Jakarta, Aktual.com – Ratusan nelayan mendukung gugatan terkait ekspor benur lobster agar diizinkan pemerintah, yang sedang berlangsung di Pengadilan Tinggi Tata Usaha Negara (PTUN) Jakarta.
“Dukungan tertulis itu disampaikan ratusan nelayan ke asosiasi, untuk mendukung temannya yang sedang menggugat,” kata kuasa hukum nelayan Happy Hayati Helmi dalam keterangan tertulis di Jakarta, Kamis (10/11).
Adapun penggugat yang maju adalah Didit Alnur Pramudita, Madroji Siswanto, Toton Sopyan, Ipik Taupik, Yayat Hidayat, Masriya, Samsul Rizal, Suhri Jalu, Arjani, dan Bambang Handoko.
Meski tidak masuk berkas gugatan, ratusan nelayan memberikan dukungan tertulis agar kasus itu menang. Jumlah dukungan ini masih terus bertambah.
“Ini memang serius, kami meminta untuk diberi kepastian hukum dalam bidang benur lobster,” ujar.
Happy berharap para nelayan bersatu mendukung gugatan itu. Saat ini pernyataan dukungan tertulis dikirimkan dari nelayan di pesisir selatan Jawa, seperti dari Lebak, Bayah, dan Sukabumi.
“Kalau perlu dari seluruh Indonesia,” ujarnya.
Happy menilai larangan ekspor lobster membuat ratusan nelayan ketakutan. Apalagi mereka melihat di berbagai berita teman-temannya ditangkap dan diproses hukum karena menangkap dan menjual benur lobster.
“Mereka melihat dari berita, nelayan ditangkap.

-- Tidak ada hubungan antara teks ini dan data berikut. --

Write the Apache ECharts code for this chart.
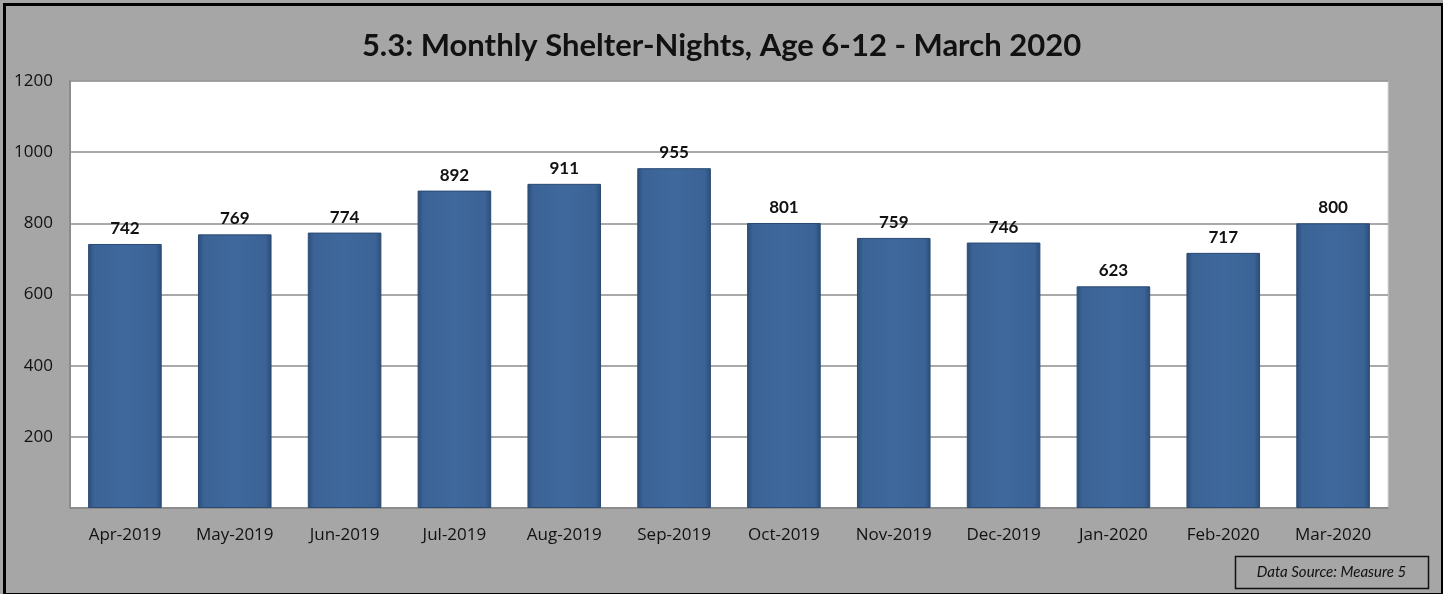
<!DOCTYPE html>
<html><head><meta charset="utf-8">
<script src="https://cdn.jsdelivr.net/npm/echarts@6/dist/echarts.min.js"></script>
<style>html,body{margin:0;padding:0;background:#fff}#c{width:1443px;height:594px}</style>
</head><body><div id="c"></div>
<script>
const categories = ['Apr-2019','May-2019','Jun-2019','Jul-2019','Aug-2019','Sep-2019','Oct-2019','Nov-2019','Dec-2019','Jan-2020','Feb-2020','Mar-2020'];
const values = [742,769,774,892,911,955,801,759,746,623,717,800];
const yTicks = [0,200,400,600,800,1000,1200];
const titleText = '5.3: Monthly Shelter-Nights, Age 6-12 - March 2020';
const sourceText = 'Data Source: Measure 5';

const chart = echarts.init(document.getElementById('c'));
const FONT = 'Lato, "Open Sans", sans-serif';
const FONT2 = '"Open Sans", Lato, sans-serif';
chart.setOption({
  backgroundColor: '#A6A6A6',
  animation: false,
  title: { text: titleText, left: 'center', top: 25,
    textStyle: { fontFamily: FONT, fontSize: 31, fontWeight: 'bold', color: '#111' } },
  grid: { left: 70, right: 55, top: 81, bottom: 86, show: true, backgroundColor: '#fff', borderColor: '#d9d9d9', borderWidth: 1 },
  xAxis: { type: 'category', data: categories,
    axisLine: { lineStyle: { color: '#8c8c8c', width: 2 } }, axisTick: { show: false },
    axisLabel: { fontFamily: FONT2, fontSize: 17, color: '#111', margin: 19 } },
  yAxis: { type: 'value', min: yTicks[0], max: yTicks[yTicks.length-1], interval: 200,
    axisLine: { show: true, lineStyle: { color: '#8c8c8c', width: 2 } }, axisTick: { show: false },
    splitLine: { lineStyle: { color: '#8c8c8c', width: 1.5 } },
    axisLabel: { fontFamily: FONT2, fontSize: 17, color: '#111', margin: 17,
      formatter: v => v === 0 ? '' : String(v) } },
  series: [{ type: 'bar', data: values, barWidth: '67%',
    itemStyle: { color: new echarts.graphic.LinearGradient(0,0,1,0,[
      {offset:0,color:'#2b4d78'},{offset:0.08,color:'#3b6396'},{offset:0.5,color:'#3f689c'},{offset:0.92,color:'#3b6396'},{offset:1,color:'#2b4d78'}]),
      borderColor: '#2a4a73', borderWidth: 1 },
    label: { show: true, position: 'top', distance: 7, fontFamily: FONT, fontSize: 17, fontWeight: 'bold', color: '#111' } }],
  graphic: [
    { type: 'rect', left: 2, top: 2, shape: { width: 1438, height: 590 }, style: { fill: 'none', stroke: '#000', lineWidth: 3 }, z: 100 },
    { type: 'group', left: 1233, top: 554, children: [
      { type: 'rect', shape: { width: 193, height: 32 }, style: { fill: 'none', stroke: '#111', lineWidth: 1.5 } },
      { type: 'text', x: 96, y: 16, style: { text: sourceText, align: 'center', verticalAlign: 'middle', fontFamily: FONT, fontSize: 15, fontStyle: 'italic', fill: '#111' } }
    ] }
  ]
});
</script></body></html>
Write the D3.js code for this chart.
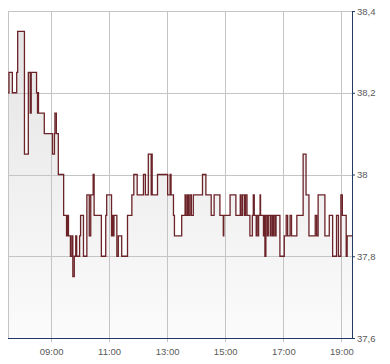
<!DOCTYPE html>
<html><head><meta charset="utf-8">
<script src="https://cdn.jsdelivr.net/npm/d3@7"></script>
<style>
html,body{margin:0;padding:0;background:#fff;}
svg{display:block;}
text{font-family:"Liberation Sans",Arial,sans-serif;font-size:9.5px;fill:#5a5a5a;}
</style></head>
<body>
<svg id="c" width="390" height="364"></svg>
<script>
const times = ["07:31","07:33","07:40","07:49","07:51","08:05","08:13","08:17","08:19","08:30","08:32","08:33","08:34","08:46","09:03","09:07","09:08","09:11","09:15","09:26","09:32","09:34","09:36","09:40","09:43","09:45","09:48","09:51","09:53","09:59","10:01","10:07","10:14","10:19","10:22","10:27","10:29","10:44","10:53","10:55","11:05","11:07","11:08","11:10","11:16","11:19","11:26","11:38","11:47","11:51","11:58","12:11","12:15","12:21","12:27","12:28","12:29","12:40","13:01","13:06","13:08","13:13","13:15","13:30","13:37","13:39","13:42","13:44","13:47","13:50","13:54","14:13","14:20","14:31","14:37","14:49","14:56","14:57","15:10","15:22","15:31","15:33","15:36","15:40","15:42","15:45","15:48","15:51","15:56","15:58","16:00","16:04","16:05","16:08","16:09","16:12","16:13","16:19","16:21","16:22","16:24","16:27","16:29","16:33","16:35","16:38","16:40","16:43","16:45","16:53","17:02","17:06","17:09","17:14","17:17","17:28","17:41","17:47","17:53","18:06","18:09","18:12","18:26","18:35","18:42","18:50","18:54","18:59","19:02","19:10","19:12","19:22"];
const values = [38.20,38.25,38.20,38.25,38.35,38.05,38.25,38.15,38.25,38.20,38.15,38.20,38.15,38.10,38.05,38.10,38.15,38.10,38.00,37.90,37.85,37.90,37.85,37.80,37.85,37.75,37.80,37.85,37.80,37.85,37.90,37.80,37.95,37.85,37.95,38.00,37.90,37.80,37.90,37.95,37.85,37.90,37.85,37.90,37.80,37.85,37.80,37.90,37.95,38.00,37.95,38.00,37.95,38.05,37.95,38.05,37.95,38.00,37.95,38.00,37.95,37.90,37.85,37.90,37.95,37.90,37.95,37.90,37.95,37.90,37.95,38.00,37.95,37.90,37.95,37.90,37.85,37.90,37.95,37.90,37.95,37.90,37.95,37.90,37.95,37.90,37.90,37.85,37.90,37.95,37.90,37.85,37.90,37.85,37.90,37.95,37.90,37.85,37.90,37.80,37.90,37.85,37.90,37.85,37.90,37.85,37.90,37.85,37.90,37.80,37.85,37.90,37.85,37.90,37.85,37.90,38.05,37.95,37.85,37.90,37.85,37.95,37.85,37.90,37.80,37.90,37.80,37.95,37.90,37.80,37.85,37.85];
const xTickLabels = ["09:00","11:00","13:00","15:00","17:00","19:00"];
const yTickValues = [37.6,37.8,38.0,38.2,38.4];
const domainStart = "07:31", domainEnd = "19:22";

const parse = d3.timeParse("%H:%M");
const data = times.map((t,i)=>({t:parse(t), v:values[i]}));

const L=8, R=352, T=11, B=338;
const svg = d3.select("#c");
const x = d3.scaleTime().domain([parse(domainStart), parse(domainEnd)]).range([L,R]);
const y = d3.scaleLinear().domain([37.6,38.4]).range([B,T]);

const defs = svg.append("defs");
const g = defs.append("linearGradient").attr("id","fillg").attr("gradientUnits","userSpaceOnUse")
  .attr("x1",0).attr("y1",T).attr("x2",0).attr("y2",B);
g.append("stop").attr("offset","0").attr("stop-color","#e3e3e3");
g.append("stop").attr("offset","1").attr("stop-color","#fbfbfb");
defs.append("clipPath").attr("id","clip").append("rect").attr("x",L).attr("y",T).attr("width",R-L).attr("height",B-T);

// area
svg.append("path").datum(data).attr("clip-path","url(#clip)")
  .attr("fill","url(#fillg)")
  .attr("d", d3.area().curve(d3.curveStepAfter).x(d=>x(d.t)).y0(B).y1(d=>y(d.v)));

// grid
const xt = xTickLabels.map(parse);
svg.append("g").selectAll("line").data(xt).join("line")
  .attr("x1",d=>Math.round(x(d))+0.5).attr("x2",d=>Math.round(x(d))+0.5)
  .attr("y1",T).attr("y2",B+4).attr("stroke","#c4c4c4").attr("stroke-width",1);
svg.append("g").selectAll("line").data(yTickValues.filter(v=>v>37.6)).join("line")
  .attr("x1",L).attr("x2",R).attr("y1",d=>Math.round(y(d))+0.5).attr("y2",d=>Math.round(y(d))+0.5)
  .attr("stroke","#c4c4c4").attr("stroke-width",1);
svg.append("line").attr("x1",L+0.5).attr("x2",L+0.5).attr("y1",T).attr("y2",B).attr("stroke","#c4c4c4");

// line
svg.append("path").datum(data).attr("clip-path","url(#clip)")
  .attr("fill","none").attr("stroke","#6b2328").attr("stroke-width",1.3)
  .attr("d", d3.line().curve(d3.curveStepAfter).x(d=>x(d.t)).y(d=>y(d.v)));

// axes
const xAxis = d3.axisBottom(x).tickValues(xt).tickFormat(d3.timeFormat("%H:%M")).tickSize(0).tickPadding(10);
const gx = svg.append("g").attr("transform",`translate(0,${B})`).call(xAxis);
gx.select(".domain").remove();
gx.selectAll("text").attr("fill","#5a5a5a").style("font-size","9.5px").attr("font-family",null);

const yAxis = d3.axisRight(y).tickValues(yTickValues).tickSize(3).tickPadding(2)
  .tickFormat(d=>d3.format(".1f")(d).replace(".",",").replace(/,0$/,""));
const gy = svg.append("g").attr("transform",`translate(${R},0)`).call(yAxis);
gy.select(".domain").remove();
gy.selectAll("line").attr("stroke","#1f3a63");
gy.selectAll("text").attr("fill","#5a5a5a").style("font-size","9.5px").attr("font-family",null);

svg.append("line").attr("x1",L).attr("x2",R+0.5).attr("y1",B+0.5).attr("y2",B+0.5).attr("stroke","#1f3a63");
svg.append("line").attr("x1",R+0.5).attr("x2",R+0.5).attr("y1",T).attr("y2",B+0.5).attr("stroke","#1f3a63");
</script>
</body></html>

Ketakutan ini menjadi kata kunci,” ungkapnya.
Oleh sebab itu, para nelayan meminta kepastian hukum atas hak asasi dalam mendapatkan pekerjaan dan penghidupan yang layak.
Para Nelayan itu mengajukan petitum yakni menyatakan tindakan pemerintahan berupa perbuatan tidak bertindak (Omission) Presiden Republik Indonesia yang tidak menerbitkan peraturan pemerintah sebagaimana diperintahkan oleh ketentuan Pasal 16 ayat (2) UU Perikanan merupakan Perbuatan Melanggar Hukum oleh badan dan/atau pejabat pemerintahan.
Menyatakan batal atau tidak sah tindakan pemerintahan berupa perbuatan tidak bertindak (Omission) Presiden Republik Indonesia yang tidak menerbitkan peraturan pemerintah sebagaimana diperintahkan oleh ketentuan Pasal 16 ayat (2) UU Perikanan, merupakan Perbuatan Melanggar Hukum oleh badan dan/atau pejabat pemerintahan.
Mewajibkan tergugat untuk menerbitkan Peraturan Pemerintah sebagaimana diperintahkan oleh ketentuan Pasal 16 ayat (2) UU Perikanan
Sementara itu, Pihak Kementerian Kelautan dan Perikanan (KKP) menilai gugatan itu prematur. Seharusnya, nelayan mengajukan notifikasi terlebih dahulu.
Pihak KKP menilai hal itu berlaku ketentuan Pasal 2 ayat (1) Peraturan Mahkamah Agung Nomor 6 Tahun 2018 yang menyatakan bahwa pengadilan berwenang menerima, memeriksa, memutus, dan menyelesaikan sengketa administrasi pemerintahan setelah menempuh upaya administratif.
Para penggugat sama sekali belum mengajukan upaya administratif kepada para tergugat. Sehingga beralasan bagi majelis hakim pada perkara a quo untuk menyatakan gugatan para penggugat premature.